GroundLM 2026 Shared Tasks

Shared Tasks

GroundLM 2026 will host shared tasks that turn grounding challenges into concrete, reproducible evaluations. Paper submissions remain the primary focus of the main workshop; this page collects shared-task information, datasets, and participation details.

Task Format

Shared tasks are intended to complement the workshop CFP by giving participants a common evaluation setup for grounded language-model behavior. Each task will provide public development material, submission-format guidance, and held-out evaluation data for final ranking.

Shared Task 1

GoldenViewVQA

Multi-view visual question answering with evidence-source identification in driving scenes.

Input Six synchronized camera views + question
Output Supporting view + answer choice
Public dev set 55 labeled examples
Primary metric Joint accuracy
Shared Task 2

LitTraceQA

Literature-grounded question answering with paper retrieval, evidence grounding, and answer generation.

Input Research question + paper metadata pool
Output Paper IDs + evidence + answer
Public dev set 55 labeled examples
Evaluation Retrieval, grounding, and answer accuracy

Shared Task Dates

The schedule below applies to the GroundLM 2026 shared tasks.

ActivityDate
Dataset (dev) release June 8, 2026 (Shared Task 1); June 15, 2026 (Shared Task 2)
Dataset (test) release August 3, 2026
Submission of test output, code, and system papers August 19, 2026
Acceptance and winner announcement September 1, 2026
Camera-ready papers September 10, 2026

GoldenViewVQA: Multi-View Grounded VQA for Driving Scenes

GoldenViewVQA evaluates whether multimodal systems can identify the visual evidence needed to answer a question. Given six synchronized NuScenes camera views and a question, a model must select the supporting camera view and answer the multiple-choice question.

Input Six synchronized NuScenes camera views + one question
Output Supporting view and answer choice
Public dev set 55 labeled examples, 330 image references
Primary metric Joint accuracy

Evaluation

Submissions should contain one JSON object per question with a question identifier, predicted supporting view, and predicted answer choice.

{"question_id": "sfall_0001_causality", "predicted_view": "CAM_FRONT", "predicted_answer_id": "A"}

The development evaluator reports view accuracy, answer accuracy, and joint accuracy. Final ranking will use a held-out input-only test set with private gold labels.

Development Release

The current Hugging Face release is the public development set. It is intended for task familiarization, data loading, prompt and model development, local evaluation, and submission-format checks. It should not be treated as the final leaderboard test set.

Resources

The dataset provides benchmark annotations and NuScenes-relative image paths. Participants must obtain NuScenes through the official access process and comply with its terms of use.

LitTraceQA: Literature-Grounded Question Answering

LitTraceQA evaluates whether systems can answer research questions with grounded evidence from scientific papers. Given a question and requested answer types, a system must retrieve the relevant paper or papers from the released metadata pool, identify coarse evidence locations, and return the final answer in the requested format.

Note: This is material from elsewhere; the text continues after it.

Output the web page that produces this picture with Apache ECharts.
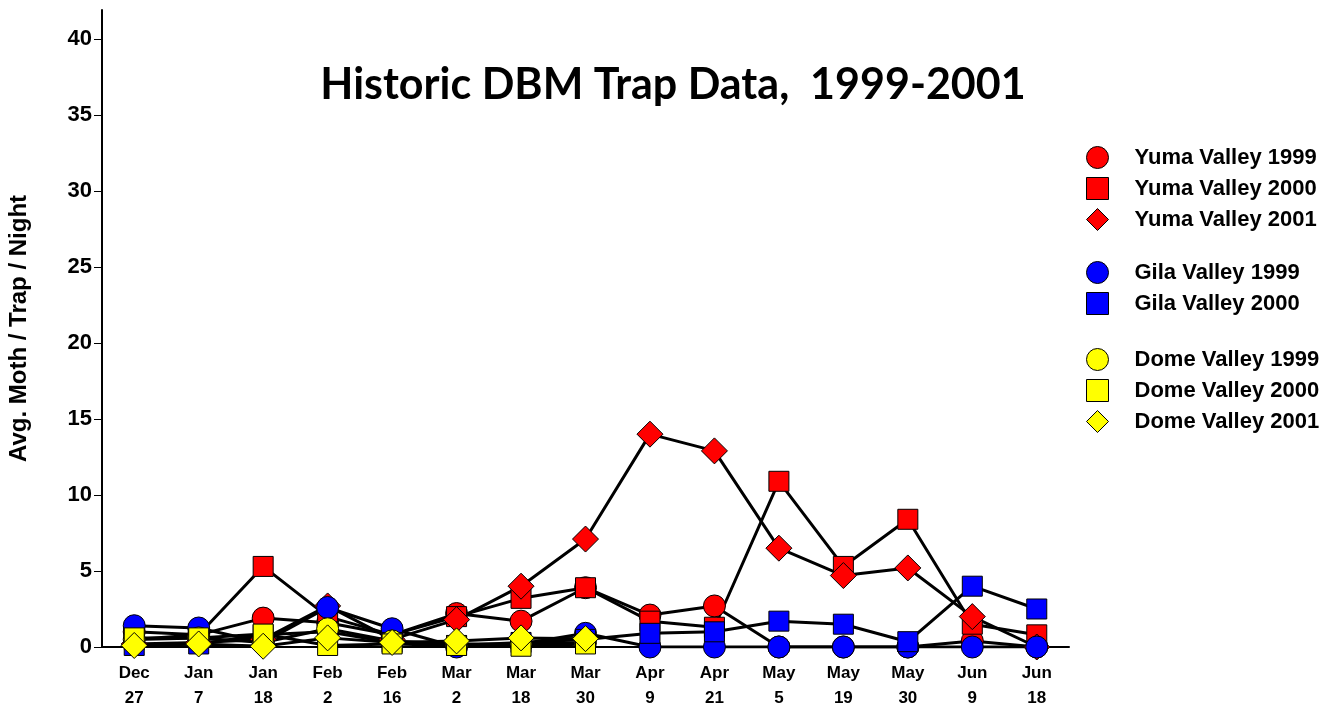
<!DOCTYPE html>
<html>
<head>
<meta charset="utf-8">
<script src="https://cdn.jsdelivr.net/npm/echarts@6/dist/echarts.min.js"></script>
<style>
  html, body { margin: 0; padding: 0; background: #fff; }
  #chart { width: 1334px; height: 707px; }
</style>
</head>
<body>
<div id="chart"></div>
<script>
// sample dates (x axis)
var dates = ['Dec\n27', 'Jan\n7', 'Jan\n18', 'Feb\n2', 'Feb\n16', 'Mar\n2', 'Mar\n18', 'Mar\n30',
             'Apr\n9', 'Apr\n21', 'May\n5', 'May\n19', 'May\n30', 'Jun\n9', 'Jun\n18'];

// avg moth / trap / night
var yuma1999 = [1.0, 0.8, 1.9, 1.6, 0.8, 2.2, 1.7, 3.9, 2.1, 2.7, 0, 0, 0, 0.4, 0];
var yuma2000 = [0.5, 0.8, 5.3, 2.0, 0.8, 2.0, 3.2, 3.9, 1.7, 1.3, 10.9, 5.3, 8.4, 1.5, 0.8];
var yuma2001 = [0.2, 0.3, 0.5, 2.7, 0.5, 1.8, 4.0, 7.1, 14.0, 12.9, 6.5, 4.7, 5.2, 2.0, 0];
var gila1999 = [1.4, 1.25, 0.3, 2.6, 1.2, 0, 0.2, 0.9, 0, 0, 0, 0, 0, 0, 0];
var gila2000 = [0.1, 0.2, 0.8, 1.0, 0.3, 0.1, 0.3, 0.5, 0.9, 1.0, 1.7, 1.5, 0.35, 4.0, 2.5];
var dome1999 = [0.5, 0.6, 0.3, 1.2, 0.4, 0.2, 0.2, 0.3, null, null, null, null, null, null, null];
var dome2000 = [0.6, 0.6, 0.85, 0.1, 0.2, 0.1, 0.05, 0.2, null, null, null, null, null, null, null];
var dome2001 = [0.1, 0.2, 0.05, 0.6, 0.3, 0.4, 0.6, 0.55, null, null, null, null, null, null, null];

var yTicks = [0, 5, 10, 15, 20, 25, 30, 35, 40];

var RED = '#ff0000', BLUE = '#0000ff', YELLOW = '#ffff00';
var FONT = '"Liberation Sans", Arial, sans-serif';

function mk(name, data, color, symbol, size) {
    return {
        name: name,
        type: 'line',
        data: data,
        symbol: symbol,
        symbolSize: size,
        showAllSymbol: true,
        connectNulls: false,
        animation: false,
        lineStyle: { color: '#000', width: 3 },
        itemStyle: { color: color, borderColor: '#000', borderWidth: 1 }
    };
}

function legendBox(top, names, icons) {
    var d = [];
    for (var i = 0; i < names.length; i++) {
        d.push({ name: names[i], icon: icons[i] });
    }
    return {
        orient: 'vertical',
        left: 1081,
        top: top,
        itemWidth: 22,
        itemHeight: 22,
        itemGap: 8,
        data: d,
        selectedMode: false,
        itemStyle: { borderColor: '#000', borderWidth: 1 },
        textStyle: { fontFamily: FONT, fontWeight: 'bold', fontSize: 22, color: '#000', padding: [0, 0, 0, 21] }
    };
}

var myChart = echarts.init(document.getElementById('chart'));
var option = {
    backgroundColor: '#fff',
    animation: false,
    title: {
        text: 'Historic DBM Trap Data,  1999-2001',
        left: 668,
        textAlign: 'center',
        top: 59,
        textStyle: { fontFamily: 'Lato, "Open Sans", sans-serif', fontWeight: 'bold', fontSize: 43, color: '#000' }
    },
    legend: [
        legendBox(141, ['Yuma Valley 1999', 'Yuma Valley 2000', 'Yuma Valley 2001'], ['circle', 'rect', 'diamond']),
        legendBox(256, ['Gila Valley 1999', 'Gila Valley 2000'], ['circle', 'rect']),
        legendBox(343, ['Dome Valley 1999', 'Dome Valley 2000', 'Dome Valley 2001'], ['circle', 'rect', 'diamond'])
    ],
    grid: { left: 102, top: 10, width: 967, bottom: 60, outerBoundsMode: 'none' },
    xAxis: {
        type: 'category',
        data: dates,
        boundaryGap: true,
        axisLine: { lineStyle: { color: '#000', width: 2 } },
        axisTick: { show: false },
        axisLabel: {
            interval: 0, margin: 14, lineHeight: 25,
            fontFamily: FONT, fontWeight: 'bold', fontSize: 17, color: '#000'
        }
    },
    yAxis: {
        type: 'value',
        min: 0,
        max: 41.9,
        interval: 5,
        name: 'Avg. Moth / Trap / Night',
        nameLocation: 'middle',
        nameRotate: 90,
        nameGap: 71,
        nameTextStyle: { fontFamily: FONT, fontWeight: 'bold', fontSize: 24, color: '#000' },
        splitLine: { show: false },
        axisLine: { show: true, lineStyle: { color: '#000', width: 2 } },
        axisTick: { show: true, length: 8, customValues: yTicks, lineStyle: { color: '#000', width: 1 } },
        axisLabel: { margin: 10, customValues: yTicks, fontFamily: FONT, fontWeight: 'bold', fontSize: 22, color: '#000' }
    },
    series: [
        mk('Yuma Valley 1999', yuma1999, RED, 'circle', 22),
        mk('Yuma Valley 2000', yuma2000, RED, 'rect', 20),
        mk('Yuma Valley 2001', yuma2001, RED, 'diamond', 26),
        mk('Gila Valley 1999', gila1999, BLUE, 'circle', 22),
        mk('Gila Valley 2000', gila2000, BLUE, 'rect', 20),
        mk('Dome Valley 1999', dome1999, YELLOW, 'circle', 22),
        mk('Dome Valley 2000', dome2000, YELLOW, 'rect', 20),
        mk('Dome Valley 2001', dome2001, YELLOW, 'diamond', 26)
    ]
};
myChart.setOption(option);
</script>
</body>
</html>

Input Research question, answer types, and paper metadata pool
Output Paper IDs, evidence locations, and final answer
Public dev set 55 labeled validation examples
Primary components Retrieval, evidence grounding, and answer accuracy

Evaluation

Submissions should contain one JSON object per question with a stable query identifier, retrieved paper IDs, supporting evidence locations, and the answer object.

{"query_id": "q_001", "gold_papers": [{"paper_id": "acl2025_00005"}], "evidence": [{"paper_id": "acl2025_00005", "source_type": "table", "locator": {"page": 6, "table_id": "Table 4"}}], "answer": {"freeform": {"text": "14.70"}}}

The public evaluator reports macro paper retrieval precision, recall, and F1; macro evidence precision, recall, and F1 using coarse evidence matches; and answer metrics for multiple-choice, freeform, and table outputs. Final ranking will use a hidden evaluation set.

Development Release

The current Hugging Face release is the public development set. It includes gold validation records, input-only validation records, a sample submission, a searchable paper metadata pool, a machine-readable schema, and a local evaluator. It is intended for format inspection, loader development, prompt tuning, and local validation, not as the hidden leaderboard test set.

Resources

LitTraceQA annotations and benchmark files are released under CC BY-NC 4.0. Paper metadata remains subject to the original publishers' terms, and PDFs are not redistributed in the dataset.